Causes of High Blood Pressure

Hypertension is one of the most common diseases because of poor lifestyle, almost suffered by every 3rd person we meet.The fact is that in 90% patients there is no known cause for hypertension and this makes it even more important to be alert.

Currently, estimates put the incidence of hypertension to 20 to 40% in urban areas and 12 to 17% in rural areas of India.”

Reasons for high blood pressure

Based on its cause, hypertension is divided into 2 types

Primary hypertension:

For many people there is no definite cause of high blood pressure. It is also known as essential hypertension.

Secondary hypertension:

A small group of patients with high blood pressure have what is called secondary hypertension, in which the high blood pressure is the result of another condition or illness, such as kidney diseases, disorders of the thyroid, pituitary or adrenal glands, pregnancy, obesity and sleep disorders and adverse effects of medicines.

There is no exact cause of high blood pressure, but there are various factors and conditions which develop hypertension.

  • Age: The older you are the higher your risk of having high blood pressure.
  • Family: If you have close family members with hypertension, your chances of developing it are significantly higher. as you get older, the effects of an unhealthy lifestyle can build up and your blood pressure can increase.
  • Overweight/Obesity: Overweight refers to having extra body weight from muscle, bone, fat and/or water.
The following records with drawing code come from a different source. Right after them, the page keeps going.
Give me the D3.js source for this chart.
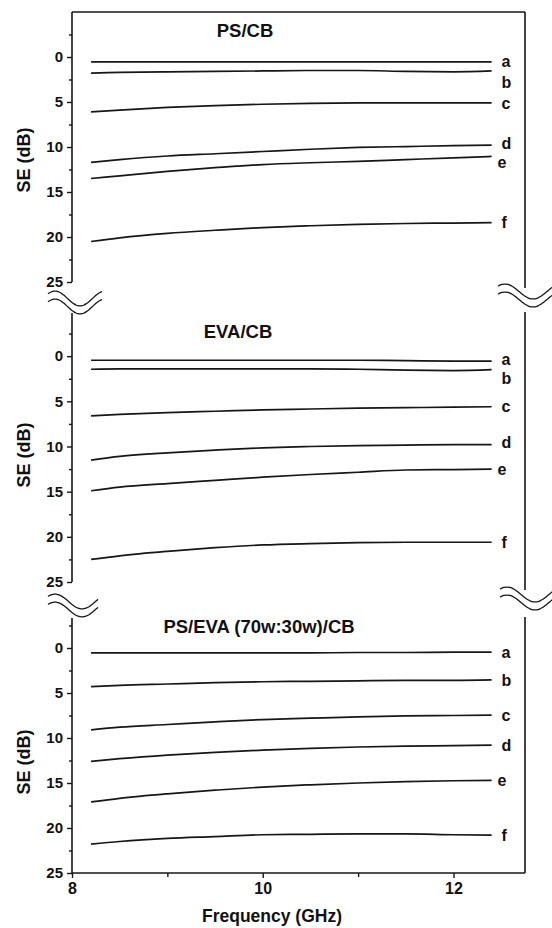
<!DOCTYPE html>
<html>
<head>
<meta charset="utf-8">
<script src="https://cdn.jsdelivr.net/npm/d3@7"></script>
<style>
  body { margin: 0; background: #fff; }
  text { font-family: "Liberation Sans", Arial, sans-serif; font-weight: bold; fill: #111; }
</style>
</head>
<body>
<svg id="chart" width="552" height="928"></svg>
<script>
// Frequency points (GHz) where the curves were read
const freq = [8.2, 8.5, 9.0, 9.5, 10.0, 10.5, 11.0, 11.5, 12.0, 12.4]
const seriesNames = ["a", "b", "c", "d", "e", "f"]
const panelTitles = ["PS/CB", "EVA/CB", "PS/EVA (70w:30w)/CB"]

// SE (dB) values, one row per sample a..f
const psCB = [
    [0.55, 0.55, 0.55, 0.55, 0.55, 0.55, 0.55, 0.55, 0.55, 0.55],
    [1.8, 1.7, 1.65, 1.6, 1.55, 1.5, 1.5, 1.6, 1.65, 1.55],
    [6.1, 5.9, 5.6, 5.4, 5.25, 5.15, 5.1, 5.1, 5.1, 5.1],
    [11.7, 11.4, 11.0, 10.75, 10.5, 10.25, 10.05, 9.95, 9.85, 9.8],
    [13.5, 13.2, 12.7, 12.3, 11.95, 11.75, 11.6, 11.4, 11.2, 11.05],
    [20.5, 20.1, 19.6, 19.25, 18.95, 18.75, 18.6, 18.5, 18.45, 18.4]
]
const evaCB = [
    [0.45, 0.45, 0.45, 0.45, 0.45, 0.45, 0.45, 0.5, 0.55, 0.55],
    [1.45, 1.4, 1.4, 1.4, 1.4, 1.4, 1.45, 1.55, 1.6, 1.5],
    [6.6, 6.45, 6.25, 6.1, 5.95, 5.85, 5.75, 5.7, 5.65, 5.6],
    [11.5, 11.1, 10.7, 10.4, 10.15, 10.0, 9.9, 9.85, 9.8, 9.8],
    [14.9, 14.5, 14.1, 13.75, 13.4, 13.1, 12.85, 12.6, 12.55, 12.5],
    [22.5, 22.1, 21.6, 21.2, 20.9, 20.75, 20.65, 20.6, 20.6, 20.6]
]
const psEvaCB = [
    [0.55, 0.55, 0.55, 0.55, 0.55, 0.55, 0.5, 0.5, 0.45, 0.45],
    [4.3, 4.15, 4.0, 3.85, 3.75, 3.7, 3.65, 3.6, 3.6, 3.55],
    [9.1, 8.8, 8.5, 8.2, 7.95, 7.8, 7.65, 7.55, 7.5, 7.45],
    [12.6, 12.3, 11.9, 11.6, 11.35, 11.15, 11.0, 10.9, 10.85, 10.8],
    [17.1, 16.7, 16.2, 15.8, 15.45, 15.2, 15.0, 14.85, 14.75, 14.7],
    [21.8, 21.5, 21.15, 20.95, 20.75, 20.7, 20.65, 20.65, 20.75, 20.8]
]
const panelData = [psCB, evaCB, psEvaCB]

const yMajor = [0, 5, 10, 15, 20, 25]
const yMinor = [-2.5, 2.5, 7.5, 12.5, 17.5, 22.5]
const xMajor = [8, 10, 12]
const xMinor = [9, 11]

// Layout of the three stacked panels
const layout = [
    { range: [12, 282], left: [12, 282], right: [12, 288], titleX: 245, titleY: 37, labelY: 160, nudge: { a: -1, b: 11, d: -2, e: 6 } },
    { range: [311, 582], left: [313, 582], right: [312, 590], titleX: 238, titleY: 338, labelY: 455, nudge: { a: -2, b: 9, d: -2 } },
    { range: [603, 873], left: [618, 873], right: [617, 873], titleX: 259, titleY: 633, labelY: 762, nudge: {} }
]
const breaks = [
    { x0: 48, w: 54, cy: 302.5, peak: 7, period: 50 },
    { x0: 498, w: 56, cy: 295.5, peak: 7, period: 56 },
    { x0: 48, w: 50, cy: 605.5, peak: 7, period: 54 },
    { x0: 500, w: 54, cy: 598.5, peak: 7, period: 56 }
]

const svg = d3.select("#chart")
const x = d3.scaleLinear().domain([8, 12.75]).range([72, 525])
const ink = "#161616"

layout.forEach((p, i) => {
    const g = svg.append("g").attr("class", "panel")
    const y = d3.scaleLinear().domain([-5, 25]).range(p.range)

    // Left and right frame lines
    g.append("line").attr("x1", x(8)).attr("x2", x(8))
        .attr("y1", p.left[0]).attr("y2", p.left[1])
        .attr("stroke", ink).attr("stroke-width", 1.6)
    g.append("line").attr("x1", x(12.75)).attr("x2", x(12.75))
        .attr("y1", p.right[0]).attr("y2", p.right[1])
        .attr("stroke", ink).attr("stroke-width", 1.6)
    if (i == 0) {
        g.append("line").attr("x1", x(8)).attr("x2", x(12.75))
            .attr("y1", p.range[0]).attr("y2", p.range[0])
            .attr("stroke", ink).attr("stroke-width", 1.6)
    }

    // Y axis ticks
    const yAxis = d3.axisLeft(y).tickValues(yMajor).tickSize(5).tickPadding(4)
    const ya = g.append("g").attr("transform", `translate(${x(8)},0)`).call(yAxis)
    ya.select(".domain").remove()
    ya.selectAll("line").attr("stroke", ink).attr("stroke-width", 1.4)
    ya.selectAll("text").attr("font-size", 15).attr("fill", ink)
        .style("font-family", '"Liberation Sans", Arial, sans-serif').style("font-weight", "bold")
    const ym = g.append("g").attr("transform", `translate(${x(8)},0)`)
        .call(d3.axisLeft(y).tickValues(yMinor).tickSize(3).tickFormat(""))
    ym.select(".domain").remove()
    ym.selectAll("line").attr("stroke", ink).attr("stroke-width", 1.4)

    // Y axis title
    g.append("text")
        .attr("transform", `translate(30,${p.labelY}) rotate(-90)`)
        .attr("text-anchor", "middle").attr("font-size", 18)
        .text("SE (dB)")

    // Panel title
    g.append("text").attr("x", p.titleX).attr("y", p.titleY)
        .attr("text-anchor", "middle").attr("font-size", 18.5)
        .text(panelTitles[i])

    // Curves
    const line = d3.line()
        .x((d, k) => x(freq[k]))
        .y(d => y(d))
        .curve(d3.curveMonotoneX)
    panelData[i].forEach((vals, s) => {
        g.append("path").attr("d", line(vals))
            .attr("fill", "none").attr("stroke", ink).attr("stroke-width", 1.7)
        const name = seriesNames[s]
        g.append("text")
            .attr("x", x(freq[freq.length - 1]) + (name == "e" ? 6 : 10))
            .attr("y", y(vals[vals.length - 1]) + (p.nudge[name] || 0))
            .attr("dy", "0.35em").attr("font-size", 16)
            .text(name)
    })

    // X axis only on the bottom panel
    if (i == layout.length - 1) {
        g.append("line").attr("x1", x(8)).attr("x2", x(12.75))
            .attr("y1", p.range[1]).attr("y2", p.range[1])
            .attr("stroke", ink).attr("stroke-width", 1.6)
        const xa = g.append("g").attr("transform", `translate(0,${p.range[1]})`)
            .call(d3.axisBottom(x).tickValues(xMajor).tickSize(5).tickPadding(5).tickFormat(d3.format("d")))
        xa.select(".domain").remove()
        xa.selectAll("line").attr("stroke", ink).attr("stroke-width", 1.4)
        xa.selectAll("text").attr("font-size", 16).attr("fill", ink)
            .style("font-family", '"Liberation Sans", Arial, sans-serif').style("font-weight", "bold")
        const xm = g.append("g").attr("transform", `translate(0,${p.range[1]})`)
            .call(d3.axisBottom(x).tickValues(xMinor).tickSize(4).tickFormat(""))
        xm.select(".domain").remove()
        xm.selectAll("line").attr("stroke", ink).attr("stroke-width", 1.4)

        g.append("text").attr("x", 272).attr("y", 922)
            .attr("text-anchor", "middle").attr("font-size", 17.5)
            .text("Frequency (GHz)")
    }
})

// Axis break marks (double wavy lines)
const waveLine = d3.line().curve(d3.curveBasis)
breaks.forEach(b => {
    [-4, 4].forEach(off => {
        const pts = d3.range(0, b.w + 1, 2).map(t =>
            [b.x0 + t, b.cy + off - 7.5 * Math.cos(2 * Math.PI * (t - b.peak) / b.period)])
        svg.append("path").attr("d", waveLine(pts))
            .attr("fill", "none").attr("stroke", ink).attr("stroke-width", 1.3)
    })
})
</script>
</body>
</html>
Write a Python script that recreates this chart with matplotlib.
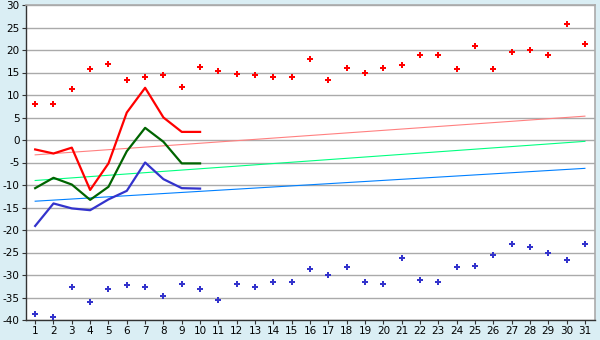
import numpy as np
import matplotlib
matplotlib.use('Agg')
import matplotlib.pyplot as plt

plt.rcParams['axes.unicode_minus'] = False

days = list(range(1, 32))

# daily max / min points
max_pts = [7.9, 7.9, 11.3, 15.7, 16.9, 13.3, 13.9, 14.4, 11.7, 16.2,
           15.3, 14.6, 14.4, 13.9, 14.1, 17.9, 13.3, 15.9, 15.0, 15.9,
           16.6, 19.0, 19.0, 15.7, 21.0, 15.7, 19.5, 19.9, 19.0, 25.7, 21.3]
min_pts = [-38.7, -39.4, -32.7, -36.1, -33.0, -32.3, -32.7, -34.7, -32.1, -33.2,
           -35.6, -32.1, -32.7, -31.6, -31.6, -28.7, -30.1, -28.3, -31.6, -32.1,
           -26.3, -31.0, -31.6, -28.3, -27.9, -25.6, -23.2, -23.8, -25.0, -26.7, -23.0]

# lines for the first ten days
line_days = list(range(1, 11))
red_line = [-2.1, -3.0, -1.7, -11.1, -5.2, 6.1, 11.6, 5.0, 1.8, 1.8]
green_line = [-10.7, -8.4, -9.9, -13.3, -10.4, -2.5, 2.7, -0.4, -5.2, -5.2]
blue_line = [-19.1, -14.1, -15.2, -15.6, -13.2, -11.3, -5.0, -8.7, -10.7, -10.8]

# trend lines (start / end)
trend_days = [1, 31]
trend_red = [-3.3, 5.3]
trend_green = [-9.0, -0.3]
trend_blue = [-13.6, -6.3]

bg = '#daeef4'
fig = plt.figure(figsize=(6, 3.4), dpi=100, facecolor=bg)
ax = fig.add_axes([26/600, 1-320/340, 569/600, 315/340])
ax.set_facecolor('white')

ax.plot(trend_days, trend_red, color='#ff8080', lw=0.8, zorder=2)
ax.plot(trend_days, trend_green, color='#00ff80', lw=0.8, zorder=2)
ax.plot(trend_days, trend_blue, color='#0080ff', lw=0.8, zorder=2)

ax.plot(line_days, red_line, color='#ff0000', lw=1.6, zorder=3)
ax.plot(line_days, green_line, color='#006400', lw=1.6, zorder=3)
ax.plot(line_days, blue_line, color='#3333cc', lw=1.6, zorder=3)

ax.plot(days, max_pts, 'P', color='#ff0000', ms=5, mew=0, ls='none', zorder=4)
ax.plot(days, min_pts, 'P', color='#3333cc', ms=5, mew=0, ls='none', zorder=4)

ax.set_xlim(0.5, 31.55)
ax.set_ylim(-40, 30)
ax.set_xticks(days)
ax.set_yticks(range(-40, 31, 5))
ax.yaxis.grid(True, color='#aaaaaa', lw=1)
ax.set_axisbelow(True)

for s in ['top', 'right']:
    ax.spines[s].set_color('#aaaaaa')
    ax.spines[s].set_linewidth(1.2)
for s in ['left', 'bottom']:
    ax.spines[s].set_color('#333333')
    ax.spines[s].set_linewidth(1)

ax.tick_params(axis='both', labelsize=7.5, length=3, width=0.8, color='#333333', pad=1.5)

fig.savefig('out.png', dpi=100, facecolor=bg)
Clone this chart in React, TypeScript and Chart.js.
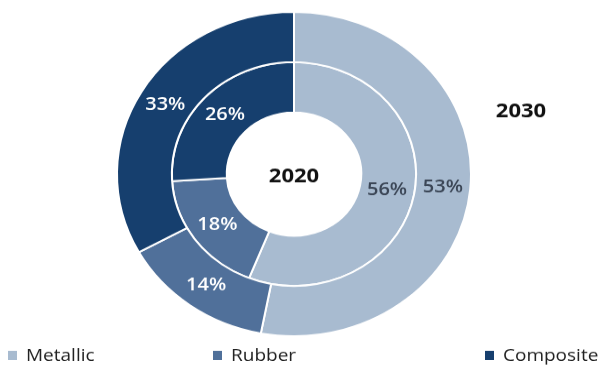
import React, { useEffect, useRef } from "react";
import { Chart, registerables } from "chart.js";

Chart.register(...registerables);

const categories = ["Metallic", "Rubber", "Composite"];
const values2030 = [53, 14, 33];
const values2020 = [56, 18, 26];
const colors = ["#a8bbd0", "#50709a", "#163f6e"];
const labelColors = ["#3b4656", "#ffffff", "#ffffff"];
const legendX = [8, 213, 485];

const SY = 0.916; // vertical squash of the reference picture
const H = Math.round(366 / SY);

export default function App() {
  const ref = useRef<HTMLCanvasElement | null>(null);

  useEffect(() => {
    document.body.style.margin = "0";
    const canvas = ref.current!;
    const font = "'Open Sans', 'DejaVu Sans', sans-serif";

    const textPlugin = {
      id: "texts",
      afterDatasetsDraw(chart: any) {
        const ctx = chart.ctx;
        ctx.save();
        ctx.textAlign = "center";
        ctx.textBaseline = "middle";
        chart.data.datasets.forEach((ds: any, di: number) => {
          const meta = chart.getDatasetMeta(di);
          meta.data.forEach((arc: any, i: number) => {
            const p = arc.tooltipPosition();
            ctx.fillStyle = labelColors[i];
            ctx.font = `600 20px ${font}`;
            ctx.fillText(`${ds.data[i]}%`, p.x, p.y);
          });
        });
        const m = chart.getDatasetMeta(1).data[0];
        ctx.fillStyle = "#111111";
        ctx.font = `bold 22px ${font}`;
        ctx.fillText("2020", m.x, m.y + 3);
        ctx.fillText("2030", 521, 122);
        // legend
        ctx.textAlign = "left";
        ctx.font = `19px ${font}`;
        categories.forEach((c, i) => {
          ctx.fillStyle = colors[i];
          ctx.fillRect(legendX[i], 383, 9, 10);
          ctx.fillStyle = "#222222";
          ctx.fillText(c, legendX[i] + 18, 389);
        });
        ctx.restore();
      },
    };

    const chart = new Chart(canvas, {
      type: "doughnut",
      data: {
        labels: categories,
        datasets: [
          { label: "2030", data: values2030, backgroundColor: colors, borderColor: "#ffffff", borderWidth: 2 },
          { label: "2020", data: values2020, backgroundColor: colors, borderColor: "#ffffff", borderWidth: 2 },
        ],
      },
      options: {
        responsive: false,
        animation: false,
        cutout: "38%",
        layout: { padding: { top: 12, left: 0, right: 25, bottom: H - 368 } },
        plugins: {
          legend: { display: false },
          tooltip: { enabled: false },
        },
      },
      plugins: [textPlugin],
    });
    return () => chart.destroy();
  }, []);

  return (
    <div style={{ position: "absolute", left: 0, top: 0, width: 613, height: 366, overflow: "hidden", background: "#fff" }}>
      <div style={{ transform: `scale(1, ${SY})`, transformOrigin: "0 0", width: 613, height: H }}>
        <canvas ref={ref} width={613} height={H} style={{ width: 613, height: H, display: "block" }} />
      </div>
    </div>
  );
}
Obesity tends to refer just to having a high amount of extra body fat. Both overweight and obese people are more likely to develop high blood pressure, compared to people of normal weight.
  • Gender: High blood pressure is more common among adult men than adult women.
  • Lack of exercise: Having a sedentary lifestyle (physical inactivity) raises the risk of hypertension.
  • Smoking: Smoking causes the blood vessels to narrow, resulting in higher blood pressure. Smoking also reduces the blood’s oxygen content so the heart has to pump faster in order to compensate, causing a rise in blood pressure.
  • Alcohol intake: Drinking too much alcohol can raise blood pressure to unhealthy levels. Alcohol contains calories and may lead unwanted weight gain, a risk factor for high blood pressure. Also, alcohol can alter the effectiveness and increase the side effects of some blood pressure medications.
  • High salt intake: Eating salt raises the amount of sodium in your bloodstream and wrecks the delicate balance, reducing the ability of your kidneys to remove the water. The result is a higher blood pressure due to the extra fluid and extra strain on the delicate blood vessels leading to the kidneys.
  • High fat diet: Fats sourced from plants, such as avocados, nuts, olive oil, etc., as well as omega oils which are common in some types of fish, are good for you – while, saturated fats which are common in animal sourced foods, as well as trans fats are bad for you.
  • Mental stress: Our body produces a storm of hormones when we are in a stressful situation. These hormones temporarily increase blood pressure by causing your heart to beat faster and blood vessels to narrow.
  • Underlying causes: Medical conditions that can cause high blood pressure such as chronic kidney disease, sleep apnea, thyroid problems, or certain tumors. This happens because these other conditions change the way your body controls fluids, sodium, and hormones in your blood, which leads to secondary high blood pressure.
  • Pregnancy: Pregnant women have a higher risk of developing hypertension than women of the same age who are not pregnant. It is the most common medical problem encountered during pregnancy, complicating 2% to 3% of all pregnancies.
  • Medications: Prescription medicines such as asthma, birth control pills and over-the-counter medicines such as cold relief medicines may cause this form of high blood pressure. This happens because medicines can change the way your body controls fluid and salt balances, cause your blood vessels to constrict leading to high blood pressure.